On the draft element on access to justice or right to bring claims, INDIA and MALAYSIA argued that they related to the standing of the potential claimants and constituted a critical consideration by parties establishing civil liability regimes. The EU and others opposed the reference, arguing that it was incompatible with civil law systems. Delegates agreed to delete “access to justice” and retain “right to bring claims” in brackets.
The final element on procedural rules that provide for due process was deleted.
Enforcement of Judgments: BRAZIL, INDIA, MEXICO, the AFRICAN GROUP and MALAYSIA supported an option providing for parties to enforce foreign judgments arising from the implementation of the provisions on civil liability, and for parties who do not have legislation concerning enforcement of foreign judgments to endeavor to enact such laws. The EU, NEW ZEALAND and JAPAN preferred an operational text providing only for the enforcement of foreign judgments in accordance with domestic law, rejecting language that would require developing or changing domestic laws on enforcement of foreign judgments. Pointing to the provision’s voluntary nature, MALAYSIA suggested developing alternative language.
Review: On an operational text providing for the review of the guidelines for working towards a non-legally binding approach on civil liability, NEW ZEALAND stated that this provision should be part of the guidelines rather than the supplementary protocol. MEXICO and BRAZIL proposed that the paragraph be part of the COP/MOP decision that will adopt the supplementary protocol. The EU and JAPAN opposed reference to the guidelines and proposed a general review clause for the supplementary protocol.
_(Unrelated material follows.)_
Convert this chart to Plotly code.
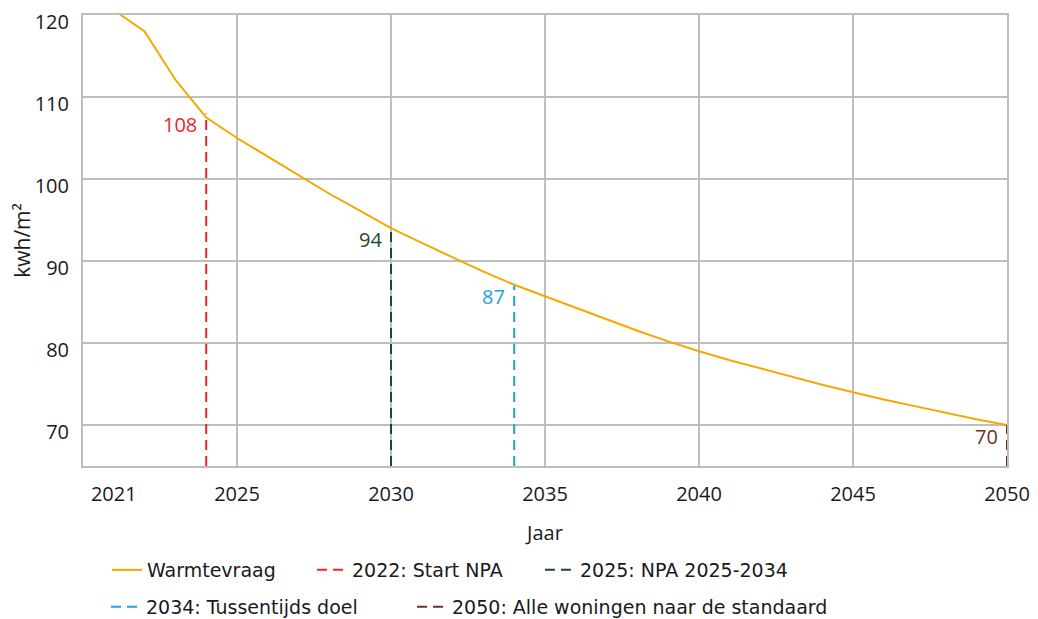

SWITZERLAND and the EU proposed two review clauses, one for the supplementary protocol and one for the guidelines on civil liability. A lengthy debate ensued over language stating that the guidelines be revised “with a view to elaborating a more comprehensive binding regime on civil liability,” during which the AFRICAN GROUP and MALASIA recalled that the option to further elaborate the civil liability regime had been a key condition for their approval of the compromise achieved during COP/MOP4.
After contentious discussions, Co-Chair Lefeber suggested integrating the review of the supplementary protocol with the Biosafety Protocol’s five-year review cycle. Regarding the review of the guidelines, delegates agreed to work on the basis of a new text proposed by MALAYSIA envisioning a three-year period for reviewing the guidelines on civil liability.
INSTITUTIONAL PROVISIONS: Delegates discussed institutional and procedural provisions contained in a document tabled by the Co-Chairs on Monday. NEW ZEALAND asked to clarify the relationship between the supplementary protocol, the Biosafety Protocol and the CBD. Noting the need to revise numerous provisions, GRULAC requested not to engage in a substantive debate of the institutional provisions to allow time for work on operational texts. The AFRICAN GROUP and MALAYSIA preferred engaging in a first reading of the provisions, considering it a necessary step to finalize the supplementary protocol. Delegates then suggested that the Co-Chairs prepare a compilation including revised operational texts and the original institutional provisions.
IN THE CORRIDORS
Many were apprehensive on Tuesday morning as the Friends of the Co-Chairs began addressing civil liability, which some had described as the Sword of Damocles of the negotiations. The initial quick progress on the civil liability provision and its elements had many pleasantly surprised. But as the afternoon wore on, the fault lines began to show between those who want to keep the door open to develop a more elaborate regime on civil liability and those who are less keen, leading to a highly confrontational atmosphere that one delegate described as a “melt-down.”
The mood calmed after the dinner break, but the underlying issues remained unsolved. When delegates decided to postpone discussion of the institutional provisions for adopting a supplementary protocol until after a further reading of operational texts, even a normally optimistic delegate resigned herself to the fact that negotiations won’t be completed at this meeting.